Mas, ele acrescentou: "Tudo aconteceu mais depressa do que reformulamos a nós mesmos e desenvolvemos as normas, comportamentos, leis e instituições necessárias para nos adaptarmos".

As implicações para a liderança e a operação são enormes. Para começar, nossos muros de privacidade estão se mostrando frágeis diante das novas tecnologias. "Hoje, não apenas temos visão de raio-x do comportamento dos outros", disse Seidman. "Estamos tendo MRI de alta definição do funcionamento interno de palácios, salas de diretoria e organizações e da mentalidade dos que as comandam."

Então como alguém se adapta? Basta se desconectar? "Tentar se desconectar para evitar a exposição em um mundo conectado é a estratégia errada", afirmou Seidman. "Se você fizer isso, como vai gerar valor e realizar alguma coisa?" A estratégia certa é "aprofundar e reforçar todas essas conexões".

Mas como? "Se estamos em um mundo interdependente, a única estratégia para países, empresas e indivíduos é construir interdependência saudável, para subirmos juntos, e não cairmos", acrescentou Seidman. "Isto se resume a comportamento. Significa ser conduzido por valores sustentáveis como humildade, integridade e respeito no trabalho com os outros: valores que constroem interdependências saudáveis." Significa evitar "'valores situacionais' - fazer apenas o que a situação permite".

O relacionamento americano-canadense é uma interdependência saudável. O relacionamento entre as forças policiais e os jovens negros hoje é uma interdependência doentia. O relacionamento entre o prefeito de Nova York, Bill de Blasio, e sua polícia é uma interdependência doentia.

Mas existe outra parte crítica. É como aprendemos a reagir a todos os segredos que estão sendo revelados: o e-mail do presidente da empresa que não apenas o faz parecer tolo, mas também revela que as mulheres ganham menos que os homens nos mesmos empregos; o vídeo de um suspeito sendo morto pela polícia; a gravação no elevador de um jogador de futebol batendo em sua namorada; fotos privadas de estrelas de cinema.
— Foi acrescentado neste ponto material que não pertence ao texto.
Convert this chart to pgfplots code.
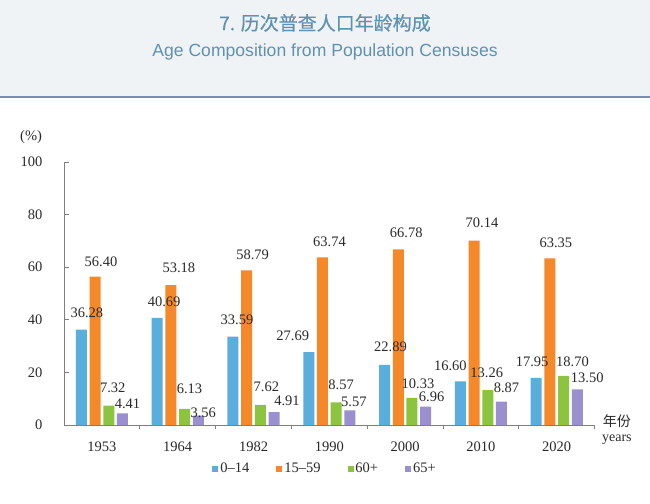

Todos têm um significado moral e social diferente. Precisamos lidar com eles de modo diferente.

"Precisamos fazer mais pausas para entender o significado de todas as revelações a que somos expostos", afirmou Seidman. Na pausa, "refletimos e imaginamos um caminho melhor". Em alguns casos, isso pode significar demonstrar empatia pelo fato de que os seres humanos são imperfeitos. Em outros, pode significar "assumir posições com princípios" em relação àqueles cujos comportamentos "tornam este mundo interdependente inseguro, instável ou não livre".

Em suma, nunca houve um momento em que fosse mais necessário viver pela Regra Áurea: faça aos outros o que gostaria que eles fizessem a si próprio. Porque no mundo atual mais pessoas podem enxergar dentro de você e "fazer" coisas a você que antes. De outro modo, vamos acabar com uma sociedade de "pega-pega", tropeçando de indignação em indignação, onde para sobreviver você terá de se desconectar ou se censurar constantemente, porque qualquer ação ou frase descuidada poderia arruinar sua vida. Quem quer viver assim?